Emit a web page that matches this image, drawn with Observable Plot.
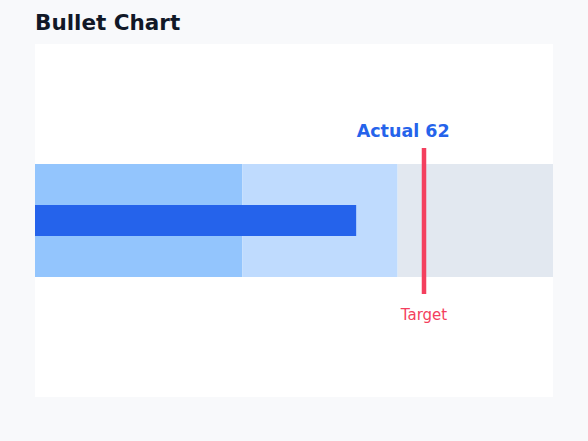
<!DOCTYPE html>
<html><head><meta charset="utf-8">
<script src="https://cdn.jsdelivr.net/npm/d3@7"></script>
<script src="https://cdn.jsdelivr.net/npm/@observablehq/plot@0.6"></script>
<style>
body{margin:0;background:#f8f9fb;font-family:"DejaVu Sans",sans-serif;width:588px;height:441px;position:relative;overflow:hidden}
#title{position:absolute;left:35px;top:11px;margin:0;font-size:21.5px;line-height:24px;font-weight:bold;color:#111827}
#chart{position:absolute;left:35px;top:44px;background:#fff}
</style></head><body>
<div id="title">Bullet Chart</div>
<div id="chart"></div>
<script>
const rangeStarts = [0, 40, 70];
const rangeEnds = [40, 70, 100];
const rangeColors = ["#93c5fd", "#bfdbfe", "#e2e8f0"];
const actualValue = [62];
const targetValue = [75];
const actualLabel = ["Actual 62"];
const targetLabel = ["Target"];

const ranges = rangeStarts.map((s, i) => ({s, e: rangeEnds[i], c: rangeColors[i]}));

const chart = Plot.plot({
  width: 518, height: 353,
  margin: 0,
  style: {background: "#fff", fontFamily: "DejaVu Sans, sans-serif"},
  x: {domain: [0, 100], range: [0, 518], axis: null},
  y: {domain: [0, 353], range: [0, 353], axis: null},
  marks: [
    Plot.rectX(ranges, {x1: "s", x2: "e", y1: 120, y2: 233, fill: d => d.c, inset: 0}),
    Plot.rectX(actualValue, {x1: 0, x2: d => d, y1: 161, y2: 192, fill: "#2563eb", inset: 0}),
    Plot.ruleX(targetValue, {x: d => d, y1: 104, y2: 250, stroke: "#f43f5e", strokeWidth: 4.5}),
    Plot.text(actualValue, {x: d => d, y: 86.4, text: (d, i) => actualLabel[i], textAnchor: "start", fill: "#2563eb", fontWeight: "bold", fontSize: 17.5}),
    Plot.text(targetValue, {x: d => d, y: 270.2, text: (d, i) => targetLabel[i], fill: "#f43f5e", fontSize: 15})
  ]
});
document.getElementById("chart").appendChild(chart);
</script>
</body></html>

◇ ◇ ◇

*Work to be completed*
Return only the lines running from the top of the data to the line that holds "const ranges = rangeStarts.map((s, i)". Include both of those lines, but skip the pictures.

*Exercise answer*
Emit a web page that matches this image, drawn with Observable Plot.
<!DOCTYPE html>
<html><head><meta charset="utf-8">
<script src="https://cdn.jsdelivr.net/npm/d3@7"></script>
<script src="https://cdn.jsdelivr.net/npm/@observablehq/plot@0.6"></script>
<style>
body{margin:0;background:#f8f9fb;font-family:"DejaVu Sans",sans-serif;width:588px;height:441px;position:relative;overflow:hidden}
#title{position:absolute;left:35px;top:11px;margin:0;font-size:21.5px;line-height:24px;font-weight:bold;color:#111827}
#chart{position:absolute;left:35px;top:44px;background:#fff}
</style></head><body>
<div id="title">Bullet Chart</div>
<div id="chart"></div>
<script>
const rangeStarts = [0, 40, 70];
const rangeEnds = [40, 70, 100];
const rangeColors = ["#93c5fd", "#bfdbfe", "#e2e8f0"];
const actualValue = [62];
const targetValue = [75];
const actualLabel = ["Actual 62"];
const targetLabel = ["Target"];

const ranges = rangeStarts.map((s, i) => ({s, e: rangeEnds[i], c: rangeColors[i]}));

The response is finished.